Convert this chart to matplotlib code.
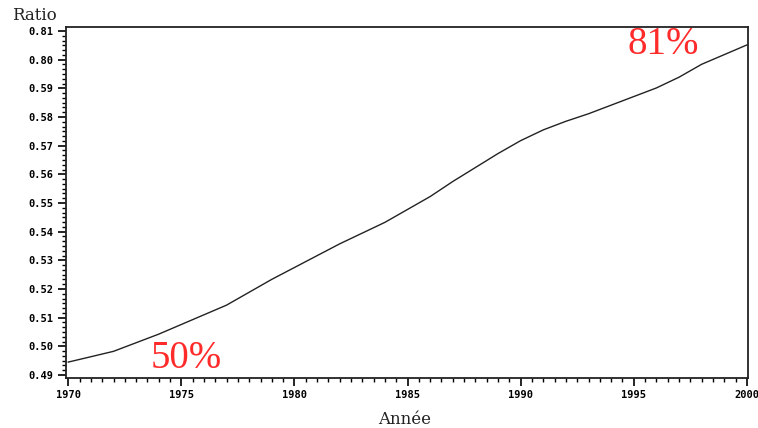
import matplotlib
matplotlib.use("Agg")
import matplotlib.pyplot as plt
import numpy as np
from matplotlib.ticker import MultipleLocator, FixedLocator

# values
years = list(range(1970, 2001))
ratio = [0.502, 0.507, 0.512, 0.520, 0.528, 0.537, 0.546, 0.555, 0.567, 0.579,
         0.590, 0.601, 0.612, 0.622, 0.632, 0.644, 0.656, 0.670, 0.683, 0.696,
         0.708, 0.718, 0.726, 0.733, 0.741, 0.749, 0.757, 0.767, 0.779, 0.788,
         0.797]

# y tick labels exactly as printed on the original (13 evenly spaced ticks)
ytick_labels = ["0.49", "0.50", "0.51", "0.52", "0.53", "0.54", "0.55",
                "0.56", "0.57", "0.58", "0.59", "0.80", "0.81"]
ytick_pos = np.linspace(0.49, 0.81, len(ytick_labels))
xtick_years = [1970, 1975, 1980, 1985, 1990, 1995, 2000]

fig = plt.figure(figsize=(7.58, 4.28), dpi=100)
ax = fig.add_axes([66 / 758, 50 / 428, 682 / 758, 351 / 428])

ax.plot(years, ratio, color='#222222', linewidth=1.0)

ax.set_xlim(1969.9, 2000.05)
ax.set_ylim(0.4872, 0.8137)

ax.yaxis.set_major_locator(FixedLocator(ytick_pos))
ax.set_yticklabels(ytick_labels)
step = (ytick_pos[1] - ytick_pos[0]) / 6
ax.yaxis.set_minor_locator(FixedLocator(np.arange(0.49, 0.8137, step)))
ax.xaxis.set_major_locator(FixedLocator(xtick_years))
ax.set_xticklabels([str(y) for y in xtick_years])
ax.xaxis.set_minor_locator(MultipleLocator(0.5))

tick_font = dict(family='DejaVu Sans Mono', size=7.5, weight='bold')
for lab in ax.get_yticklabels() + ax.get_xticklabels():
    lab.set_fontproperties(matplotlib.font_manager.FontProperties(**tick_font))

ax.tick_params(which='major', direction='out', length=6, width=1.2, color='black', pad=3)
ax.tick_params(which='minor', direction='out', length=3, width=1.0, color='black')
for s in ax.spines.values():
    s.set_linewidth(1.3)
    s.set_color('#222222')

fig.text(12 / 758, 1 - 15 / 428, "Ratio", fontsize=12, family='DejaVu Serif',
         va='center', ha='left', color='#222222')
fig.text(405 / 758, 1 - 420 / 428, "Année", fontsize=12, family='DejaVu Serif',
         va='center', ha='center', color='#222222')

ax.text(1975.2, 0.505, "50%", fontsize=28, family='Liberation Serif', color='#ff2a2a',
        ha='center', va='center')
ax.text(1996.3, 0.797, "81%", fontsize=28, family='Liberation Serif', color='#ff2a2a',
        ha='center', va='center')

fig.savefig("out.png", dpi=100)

## Instructions for the task
Make an exact copy of all the material, but keep the pictures out of it.

## Solution for this problem
Convert this chart to matplotlib code.
import matplotlib
matplotlib.use("Agg")
import matplotlib.pyplot as plt
import numpy as np
from matplotlib.ticker import MultipleLocator, FixedLocator

# values
years = list(range(1970, 2001))
ratio = [0.502, 0.507, 0.512, 0.520, 0.528, 0.537, 0.546, 0.555, 0.567, 0.579,
         0.590, 0.601, 0.612, 0.622, 0.632, 0.644, 0.656, 0.670, 0.683, 0.696,
         0.708, 0.718, 0.726, 0.733, 0.741, 0.749, 0.757, 0.767, 0.779, 0.788,
         0.797]

# y tick labels exactly as printed on the original (13 evenly spaced ticks)
ytick_labels = ["0.49", "0.50", "0.51", "0.52", "0.53", "0.54", "0.55",
                "0.56", "0.57", "0.58", "0.59", "0.80", "0.81"]
ytick_pos = np.linspace(0.49, 0.81, len(ytick_labels))
xtick_years = [1970, 1975, 1980, 1985, 1990, 1995, 2000]

fig = plt.figure(figsize=(7.58, 4.28), dpi=100)
ax = fig.add_axes([66 / 758, 50 / 428, 682 / 758, 351 / 428])

ax.plot(years, ratio, color='#222222', linewidth=1.0)

ax.set_xlim(1969.9, 2000.05)
ax.set_ylim(0.4872, 0.8137)

ax.yaxis.set_major_locator(FixedLocator(ytick_pos))
ax.set_yticklabels(ytick_labels)
step = (ytick_pos[1] - ytick_pos[0]) / 6
ax.yaxis.set_minor_locator(FixedLocator(np.arange(0.49, 0.8137, step)))
ax.xaxis.set_major_locator(FixedLocator(xtick_years))
ax.set_xticklabels([str(y) for y in xtick_years])
ax.xaxis.set_minor_locator(MultipleLocator(0.5))

tick_font = dict(family='DejaVu Sans Mono', size=7.5, weight='bold')
for lab in ax.get_yticklabels() + ax.get_xticklabels():
    lab.set_fontproperties(matplotlib.font_manager.FontProperties(**tick_font))

ax.tick_params(which='major', direction='out', length=6, width=1.2, color='black', pad=3)
ax.tick_params(which='minor', direction='out', length=3, width=1.0, color='black')
for s in ax.spines.values():
    s.set_linewidth(1.3)
    s.set_color('#222222')

fig.text(12 / 758, 1 - 15 / 428, "Ratio", fontsize=12, family='DejaVu Serif',
         va='center', ha='left', color='#222222')
fig.text(405 / 758, 1 - 420 / 428, "Année", fontsize=12, family='DejaVu Serif',
         va='center', ha='center', color='#222222')

ax.text(1975.2, 0.505, "50%", fontsize=28, family='Liberation Serif', color='#ff2a2a',
        ha='center', va='center')
ax.text(1996.3, 0.797, "81%", fontsize=28, family='Liberation Serif', color='#ff2a2a',
        ha='center', va='center')

fig.savefig("out.png", dpi=100)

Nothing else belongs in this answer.